4.1 Ten aanzien van de ontvankelijkheid van het verzet oordeelt de raad als volgt. Ingevolge art. 46h Advocatenwet kan een klagende partij binnen 14 dagen na de verzending van de beslissing van de plaatsvervangend voorzitter schriftelijk verzet instellen bij de Raad van Discipline. De beslissing van de (plaatsvervangend) voorzitter is blijkens het dossier aangetekend aan klaagster verzonden op 21 september 2012. In die brief is klaagster erop gewezen dat zij, indien zij zich met die beslissing niet kan verenigen, daartegen binnen 14 dagen na dagtekening van die brief, schriftelijk verzet kan aantekenen bij de raad aan het in die brief vermelde adres. Daarbij is tevens vermeld dat de eerste dag van de termijn van 14 dagen de dag is volgende op de dag van verzending van het afschrift en dat het verzet uiterlijk op 14e dag in het bezit dient te zijn van de griffier van de raad. Aan het slot van de beslissing van de plaatsvervangend voorzitter is eveneens vermeld dat binnen 14 dagen na de verzending van de uitspraak verzet kan worden ingesteld waarbij eveneens uitdrukkelijk is vermeld dat het verzetschrift uiterlijk op de 14e dag na die verzending in het bezit dient te zijn van de griffier van de raad.
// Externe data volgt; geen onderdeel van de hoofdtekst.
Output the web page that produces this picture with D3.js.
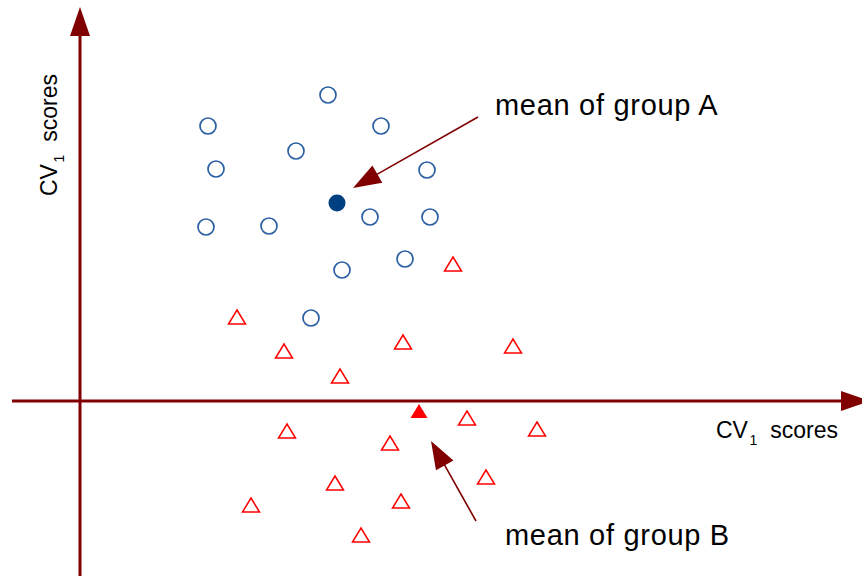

Blijkens de stukken is het verzetschrift van klaagster ontvangen op 18 oktober 2012. Het verzet is derhalve niet ingesteld binnen de vorenbedoelde termijn van 14 dagen. Het verzet is daarom niet- ontvankelijk, waarbij de raad opmerkt dat bij de behandeling van het verzet niet is gebleken van feiten en omstandigheden die tot een ander oordeel ten aanzien van de ontvankelijkheid nopen. Dat klaagster de raad bij brief van 20 september 2012 heeft bericht dat zij in de periode 26 september t/m 15 oktober 2012 wegens vakantie niet aanwezig zou zijn, doet aan het vorenstaande niet af. Klaagster had, met het oog op de termijn waarbinnen een voorzittersbeslissing wordt gegeven, ervoor zorg dienen te dragen dat haar binnenkomende post werd bewaakt.

 

5 BESLISSING

De Raad van Discipline verklaart het verzet niet-ontvankelijk.

 

Aldus gewezen door mr. A.F.L. Geerdes, voorzitter, mrs. W.P. Brussaard, L.P.M. Eenens, P.C.M. van Schijndel, A.J.N. van Stigt, leden, bijgestaan door mr. M. Boender-Radder als griffier en uitgesproken ter openbare zitting van 6 mei 2013.

griffier voorzitter                     

 

 

 

 

Deze beslissing is in afschrift op 8 mei 2013 per aangetekende brief verzonden aan:

- klaagster

- verweerder

- de deken van de Orde van Advocaten bij de Hoge Raad der Nederlanden

- de deken van de Nederlandse Orde van Advocaten.